According to student researchers, the Costa Rican Electricity Institute (ICE) has not kept the local Teribe residents informed of its project plans and ongoing activities, even though international law requires them to do so. The project could flood 685 hectares of Teribe land and force the relocation of indigenous families.
“Costa Rica has failed to respect and protect the human rights of its indigenous peoples in the areas of information, property, representation and effective participation in decisions surrounding the [hydroelectric project],” the report reads. “Its national electricity authority, ICE, has not obtained the effective participation of the Teribe peoples as required under international law.”
The building of the hydroelectric dam is subject to completion of a feasibility study, expected be finished in 2011. However, the local tribe claims to have seen evidence of current construction, including blasting, road widening, drilling and other related activities.
“What does building a road have to do with feasibility studies,” asked Brandon Hunter, who was in Costa Rica this week and is a member of the study’s research team. “The tribe has not been consulted.”
Hunter says he submitted a request to ICE asking for a record of correspondence between ICE and the tribe, preliminary results of the feasibility study, and the minutes of all meetings between the two parties — all information Hunter believes should be public. So far, his efforts have been unsuccessful.
Other participants in the study told The Tico Times that Teribe residents are concerned about the impact the project will have on their community, not only with the loss of land, but also because of the influx of outsiders to the area.

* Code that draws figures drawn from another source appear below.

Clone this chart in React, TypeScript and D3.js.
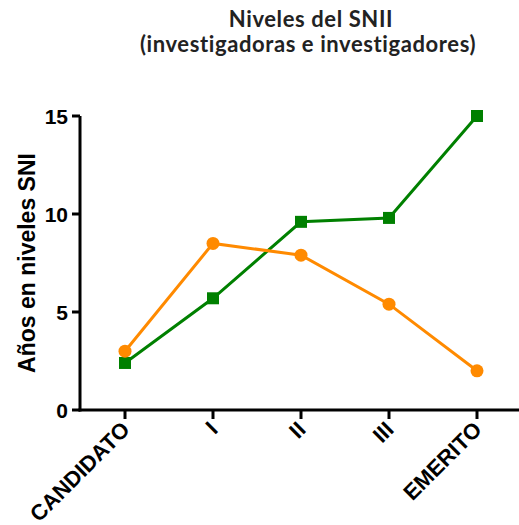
import React from "react";
import * as d3 from "d3";

const categories = ["CANDIDATO", "I", "II", "III", "EMERITO"];
const greenValues = [2.4, 5.7, 9.6, 9.8, 15];
const orangeValues = [3.0, 8.5, 7.9, 5.4, 2.0];
const yTicks = [0, 5, 10, 15];

export default function App() {
  const W = 519, H = 525;
  const x = d3.scalePoint<string>().domain(categories).range([125, 477]);
  const y = d3.scaleLinear().domain([0, 15]).range([410, 116]);
  const line = d3.line<number>().x((_, i) => x(categories[i])!).y((d) => y(d));
  const font = "Arial, 'Liberation Sans', sans-serif";
  return (
    <svg width={W} height={H} style={{ position: "absolute", left: 0, top: 0, background: "#fff" }}>
      <g fontFamily="Lato, 'Open Sans', sans-serif" fontWeight="bold" fill="#222" fontSize={22} letterSpacing={0.6} textAnchor="middle">
        <text x={311} y={27}>Niveles del SNII</text>
        <text x={308} y={52}>(investigadoras e investigadores)</text>
      </g>
      <text transform="translate(35,263) rotate(-90)" textAnchor="middle" fontFamily={font} fontWeight="bold" fontSize={23} fill="#000">Años en niveles SNI</text>
      {/* axes */}
      <line x1={80} y1={116} x2={80} y2={411.5} stroke="#000" strokeWidth={3} />
      <line x1={78.5} y1={410} x2={519} y2={410} stroke="#000" strokeWidth={3} />
      {yTicks.map((t) => (
        <g key={t}>
          <line x1={72} x2={80} y1={y(t)} y2={y(t)} stroke="#000" strokeWidth={3} />
          <text x={68} y={y(t) + 7.5} textAnchor="end" fontFamily={font} fontWeight="bold" fontSize={21}>{t}</text>
        </g>
      ))}
      {categories.map((c) => (
        <g key={c}>
          <line x1={x(c)} x2={x(c)} y1={410} y2={419} stroke="#000" strokeWidth={3} />
          <text transform={`translate(${x(c)! + 6},${431}) rotate(-45)`} textAnchor="end" fontFamily={font} fontWeight="bold" fontSize={22}>{c}</text>
        </g>
      ))}
      <path d={line(greenValues)!} fill="none" stroke="#008000" strokeWidth={3} />
      <path d={line(orangeValues)!} fill="none" stroke="#ff8a00" strokeWidth={3} />
      {greenValues.map((v, i) => (
        <rect key={i} x={x(categories[i])! - 6} y={y(v) - 6} width={12} height={12} fill="#008000" />
      ))}
      {orangeValues.map((v, i) => (
        <circle key={i} cx={x(categories[i])!} cy={y(v)} r={6.5} fill="#ff8a00" />
      ))}
    </svg>
  );
}
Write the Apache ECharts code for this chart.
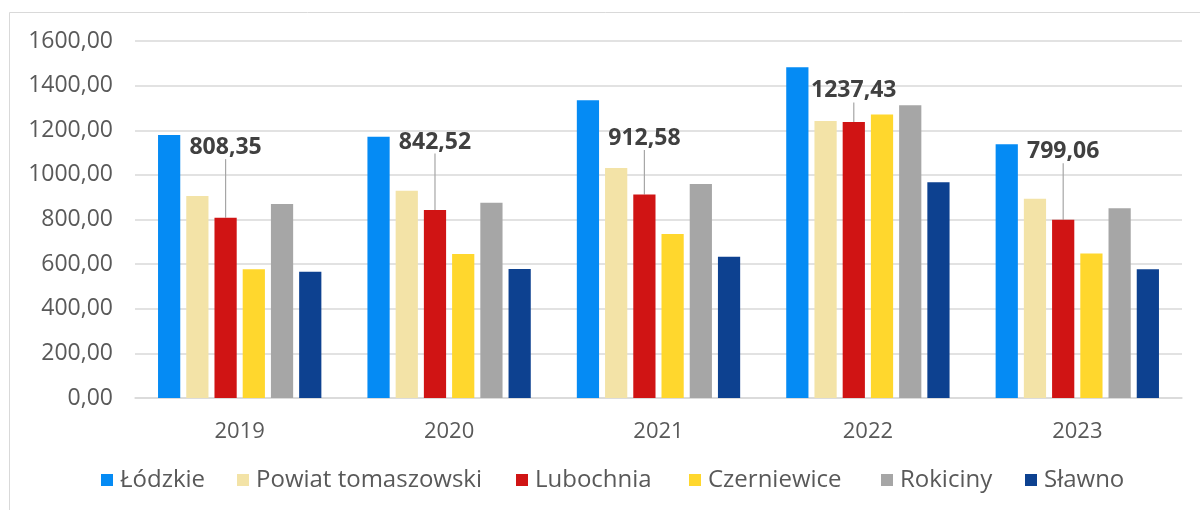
<!DOCTYPE html>
<html>
<head>
<meta charset="utf-8">
<script src="https://cdn.jsdelivr.net/npm/echarts@6/dist/echarts.min.js"></script>
<style>
html,body{margin:0;padding:0;background:#fff;}
#chart{width:1200px;height:510px;}
</style>
</head>
<body>
<div id="chart"></div>
<script>
const categories = ['2019', '2020', '2021', '2022', '2023'];
const seriesNames = ['Łódzkie', 'Powiat tomaszowski', 'Lubochnia', 'Czerniewice', 'Rokiciny', 'Sławno'];
const lodzkie = [1179, 1171, 1334, 1482, 1137];
const powiatTomaszowski = [905, 929, 1031, 1242, 893];
const lubochnia = [808.35, 842.52, 912.58, 1237.43, 799.06];
const czerniewice = [577, 645, 735, 1271, 648];
const rokiciny = [870, 875, 959, 1312, 850];
const slawno = [566, 578, 633, 967, 577];
const yTicks = { min: 0, max: 1600, interval: 200 };

const colors = ['#058bf4', '#f3e3a7', '#d01414', '#ffd72d', '#a6a6a6', '#0d4190'];
const labelLift = [70, 68, 56, 31, 68]; // label centre distance above bar top (px)
const legendLeft = [101, 237, 516, 689, 881, 1025]; // legend item x positions (px)
const FONT = 'Open Sans';

const dataSets = [lodzkie, powiatTomaszowski, lubochnia, czerniewice, rokiciny, slawno];
const fmt = v => Number(v).toFixed(2).replace('.', ',');

const series = dataSets.map((d, i) => {
  const s = {
    name: seriesNames[i],
    type: 'bar',
    data: d,
    barGap: '27%',
    barCategoryGap: '22%',
    itemStyle: { color: colors[i] },
    emphasis: { disabled: true }
  };
  if (i === 2) {
    s.label = {
      show: true,
      position: 'top',
      distance: 5,
      formatter: p => fmt(p.value),
      fontFamily: FONT,
      fontWeight: 'bold',
      fontSize: 23,
      color: '#404040'
    };
    s.labelLine = { show: true, lineStyle: { color: '#a6a6a6', width: 1.2 } };
    s.labelLayout = function (p) {
      const top = p.rect.y;
      const target = top - labelLift[p.dataIndex];
      const cur = p.labelRect.y + p.labelRect.height / 2;
      return { dy: target - cur };
    };
  }
  return s;
});

const legends = seriesNames.map((n, i) => ({
  data: [n],
  left: legendLeft[i],
  top: 468,
  itemWidth: 12,
  itemHeight: 12,
  icon: 'rect',
  padding: 0,
  selectedMode: false,
  textStyle: { fontFamily: FONT, fontSize: 24, color: '#595959', padding: [0, 0, 0, 2] }
}));

const chart = echarts.init(document.getElementById('chart'), null, { renderer: 'canvas' });
chart.setOption({
  animation: false,
  backgroundColor: '#fff',
  graphic: [{
    type: 'rect',
    shape: { x: 9.5, y: 12.5, width: 1300, height: 600 },
    style: { fill: 'none', stroke: '#d9d9d9', lineWidth: 1 },
    silent: true, z: -1
  }],
  grid: { left: 135, right: 18, top: 41, bottom: 112, containLabel: false },
  legend: legends,
  xAxis: {
    type: 'category',
    data: categories,
    axisTick: { show: false },
    axisLine: { lineStyle: { color: '#d9d9d9', width: 1.5 } },
    axisLabel: { fontFamily: FONT, fontSize: 22, color: '#595959', margin: 23 }
  },
  yAxis: {
    type: 'value',
    min: yTicks.min,
    max: yTicks.max,
    interval: yTicks.interval,
    axisLine: { show: false },
    axisTick: { show: false },
    splitLine: { lineStyle: { color: '#d9d9d9', width: 1.5 } },
    axisLabel: { fontFamily: FONT, fontSize: 23, color: '#595959', margin: 22, formatter: fmt }
  },
  series: series
});
</script>
</body>
</html>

Authorities say the project will require 3,500 laborers, mostly men, which will result in increased traffic through indigenous lands and require improvements to infrastructure.
If the project moves forward, it would be the largest hydroelectric dam in Central America, generating electricity for more than one million consumers. But the project could also flood some 658 hectares and displace approximately 1,000 non-indigenous residents as well.
“For the purposes of this report, it’s not important whether or not the dam is built,” Hunter said. “That’s up to the community. Our goal is to ensure that the state protects the rights of the indigenous, which they haven’t,” he added.